Knox’s heads of instructions for the commissioners to negotiate with the hostile Western tribes at the Lower Sandusky conference were considered by the Cabinet on 25 Feb. 1793 (Cabinet Opinions on Indian Affairs, 25 Feb. 1793; Notes on Cabinet Opinions, 26 Feb. 1793). In anticipation of this meeting, TJ set down on a separate sheet a series of proposed amendments, keyed sequentially by page and line numbers to the Tr he received from the President, and several notes on the subject (MS in DLC: TJ Papers, 82: 14153; undated; recorded in SJPL between 16 and 18 Feb. 1793: “amendmts proposed to [Instructions]”). The textual notes below record only the amendments and notes in this MS, as TJ wrote nothing on the Tr of the instructions. The final text of the instructions, which was not completed until 26 Apr. 1793, incorporated the substance of all but paragraphs 8–10 of the heads of instructions (ASP description begins American State Papers: Documents, Legislative and Executive, of the Congress of the United States, Washington, D.C., Gales & Seaton, 1832–61, 38 vols. description ends , Indian Affairs, i, 340–2).

The treaty of fort harmar, concluded between the United States and various Western tribes in 1789, established a boundary between the contracting parties west of the Ohio River line that these tribes were currently insisting on as a condition of peace (same, 6–7).

1TJ suggested the insertion here of “after due enquiry into the earlier treaties.”

2TJ suggested the insertion here of “occupation of the.” He interlined this amendment between those described in notes 1 and 3.

3TJ suggested that the next eleven words be replaced by: “in consideration of the wants of the Indians and the reduced limits of their hunting grounds, the Commissioners.”

4TJ suggested the insertion here of “if the Indns. should make a point of it, stipulate against our selling or settling.”

5TJ suggested that “provided … reserving” be replaced by “save only.”

6TJ suggested that the remainder of the sentence be replaced by “by white inhabitants.”

7TJ suggested the deletion of “instructed … they be.”

8 TJ suggested that the preceding paragraph be replaced with: “That if their confirmation of the boundary cannot be otherwise obtained, the Commrs. may agree on an interior line, beyond which we will neither sell nor settle, tho’ we retain the property; and that this shall form a <margin> border between them and us, within which neither party shall enter with arms.”

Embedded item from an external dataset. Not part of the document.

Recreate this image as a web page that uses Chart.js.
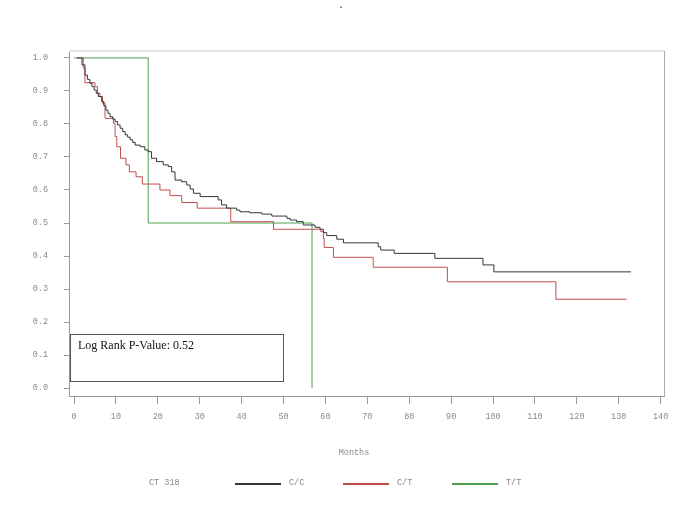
<!DOCTYPE html>
<html>
<head>
<meta charset="utf-8">
<script src="https://cdn.jsdelivr.net/npm/chart.js@4/dist/chart.umd.min.js"></script>
<style>
  body { margin: 0; background: #fff; }
</style>
</head>
<body>
<canvas id="kmChart" width="685" height="513"></canvas>
<script>
const xTicks = [0, 10, 20, 30, 40, 50, 60, 70, 80, 90, 100, 110, 120, 130, 140];
const yTicks = [0, 0.1, 0.2, 0.3, 0.4, 0.5, 0.6, 0.7, 0.8, 0.9, 1.0];

const groupLabels = ["C/C", "C/T", "T/T"];
const legendTitle = "CT 318";
const pValueText = "Log Rank P-Value: 0.52";

// C/C (step points: month of drop, survival after drop)
const ccMonths = [0.7, 1.9, 2.6, 3.2, 3.8, 4.3, 4.8, 5.3, 5.8, 6.6, 7.1, 7.6, 8.1, 8.6, 9.2, 9.8, 10.4, 11.0, 11.6, 12.2, 12.8, 13.4, 14.0, 14.6, 15.8, 16.9, 17.7,
  18.5, 19.7, 21.3, 22.5, 23.3, 24.1, 25.7, 26.9, 27.7, 28.5, 30.1, 34.4, 35.2, 36.4, 38.8, 39.6, 41.9, 44.8, 47.2,
  50.8, 51.6, 53.1, 54.7, 57.5, 58.7, 59.5, 60.3, 62.7, 64.3, 72.6, 73.2, 76.4, 86.1, 97.6, 100.2, 132.9];
const ccSurvival = [1.0, 0.979, 0.948, 0.935, 0.923, 0.913, 0.903, 0.893, 0.883, 0.868, 0.855, 0.842, 0.832, 0.822, 0.815, 0.807, 0.797, 0.787, 0.777, 0.767, 0.760, 0.752, 0.744, 0.736, 0.731, 0.721, 0.716,
  0.696, 0.686, 0.676, 0.671, 0.655, 0.630, 0.625, 0.615, 0.603, 0.590, 0.580, 0.570, 0.555, 0.545, 0.539, 0.534, 0.531, 0.527, 0.521,
  0.514, 0.509, 0.504, 0.494, 0.487, 0.481, 0.471, 0.462, 0.451, 0.440, 0.428, 0.418, 0.408, 0.393, 0.373, 0.352, 0.352];

// C/T
const ctMonths = [1.8, 2.2, 2.6, 5.0, 5.6, 6.2, 6.8, 7.4, 9.4, 9.8, 10.2, 11.1, 12.4, 13.2, 14.8, 16.3, 20.5, 22.9,
  25.7, 29.4, 37.4, 47.6, 58.9, 59.5, 59.7, 61.9, 71.4, 89.1, 115.0, 131.9];
const ctSurvival = [1.0, 0.97, 0.925, 0.913, 0.893, 0.883, 0.863, 0.817, 0.802, 0.762, 0.731, 0.696, 0.676, 0.655, 0.640, 0.618, 0.600, 0.583,
  0.562, 0.545, 0.504, 0.481, 0.474, 0.454, 0.426, 0.396, 0.366, 0.322, 0.269, 0.269];

// T/T
const ttMonths = [0, 17.7, 56.8];
const ttSurvival = [1.0, 0.5, 0.0];

const lineColors = ["#363636", "#c44c4c", "#4f9f4f"];

function toPoints(xs, ys) {
  return xs.map((x, i) => ({ x: x, y: ys[i] }));
}

const kmExtras = {
  id: "kmExtras",
  afterDraw(chart) {
    const ctx = chart.ctx;
    const area = chart.chartArea;
    ctx.save();

    // top and right frame
    ctx.strokeStyle = "#e2e2e2";
    ctx.lineWidth = 2;
    ctx.beginPath();
    ctx.moveTo(area.left, area.top);
    ctx.lineTo(area.right, area.top);
    ctx.stroke();
    ctx.strokeStyle = "#a8a8a8";
    ctx.lineWidth = 1;
    ctx.beginPath();
    ctx.moveTo(area.right + 0.5, area.top);
    ctx.lineTo(area.right + 0.5, area.bottom);
    ctx.stroke();

    // small dot at top
    ctx.fillStyle = "#333";
    ctx.font = "10px 'Liberation Mono'";
    ctx.textAlign = "center";
    ctx.textBaseline = "middle";
    ctx.fillText(".", 341, 5);

    // axis title
    ctx.fillStyle = "#8a8a8a";
    ctx.font = "8.5px 'Liberation Mono'";
    ctx.fillText("Months", 354, 453);

    // legend
    const ly = 483;
    ctx.textAlign = "left";
    ctx.fillText(legendTitle, 149, ly);
    const lineStarts = [235, 343, 452];
    groupLabels.forEach((label, i) => {
      ctx.strokeStyle = lineColors[i];
      ctx.lineWidth = 2;
      ctx.beginPath();
      ctx.moveTo(lineStarts[i], ly + 1);
      ctx.lineTo(lineStarts[i] + 46, ly + 1);
      ctx.stroke();
      ctx.fillStyle = "#8a8a8a";
      ctx.fillText(label, lineStarts[i] + 54, ly);
    });

    // p-value box
    ctx.strokeStyle = "#555";
    ctx.lineWidth = 1;
    ctx.strokeRect(70.5, 334.5, 213, 47);
    ctx.fillStyle = "#111";
    ctx.font = "12px 'Liberation Serif'";
    ctx.textBaseline = "alphabetic";
    ctx.fillText(pValueText, 78, 349);

    ctx.restore();
  }
};

const ctx = document.getElementById("kmChart").getContext("2d");
new Chart(ctx, {
  type: "line",
  data: {
    datasets: [
      { label: groupLabels[0], data: toPoints(ccMonths, ccSurvival), borderColor: lineColors[0] },
      { label: groupLabels[1], data: toPoints(ctMonths, ctSurvival), borderColor: lineColors[1] },
      { label: groupLabels[2], data: toPoints(ttMonths, ttSurvival), borderColor: lineColors[2] }
    ]
  },
  options: {
    responsive: false,
    animation: false,
    layout: { padding: { left: 0, top: 51, right: 21, bottom: 0 } },
    elements: {
      line: { borderWidth: 1, stepped: true, fill: false },
      point: { radius: 0 }
    },
    plugins: {
      legend: { display: false },
      title: { display: false },
      tooltip: { enabled: false }
    },
    scales: {
      x: {
        type: "linear",
        min: -1.2,
        max: 140.8,
        afterBuildTicks: s => { s.ticks = xTicks.map(v => ({ value: v })); },
        afterFit: s => { s.height = 117; },
        grid: { drawOnChartArea: false, drawTicks: true, tickLength: 8, color: "#999" },
        border: { display: true, color: "#999" },
        ticks: {
          color: "#8a8a8a",
          padding: 8,
          maxRotation: 0,
          font: { family: "'Liberation Mono'", size: 8.5 },
          callback: v => String(v)
        }
      },
      y: {
        min: -0.024,
        max: 1.021,
        afterBuildTicks: s => { s.ticks = yTicks.map(v => ({ value: v })); },
        afterFit: s => { s.width = 69; },
        grid: { drawOnChartArea: false, drawTicks: true, tickLength: 5, color: "#999" },
        border: { display: true, color: "#999" },
        ticks: {
          color: "#8a8a8a",
          padding: 16,
          font: { family: "'Liberation Mono'", size: 8.5 },
          callback: v => v.toFixed(1)
        }
      }
    }
  },
  plugins: [kmExtras]
});
</script>
</body>
</html>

9In regard to this point TJ made the following comment: “quere expediency of short truce?” He interlined this comment between the amendments described in notes 8 and 10.

10TJ suggested the insertion here of “occupy.”

11TJ suggested that “when sold” be replaced by “if they should ever sell.” Below this amendment TJ drew a line and wrote below it:

“1. right to cede?
   not to exercise right of selling or

2. short truce?

3. Communication to Senate?”

These were obviously points he thought should be raised when the Cabinet met to consider the heads of instructions.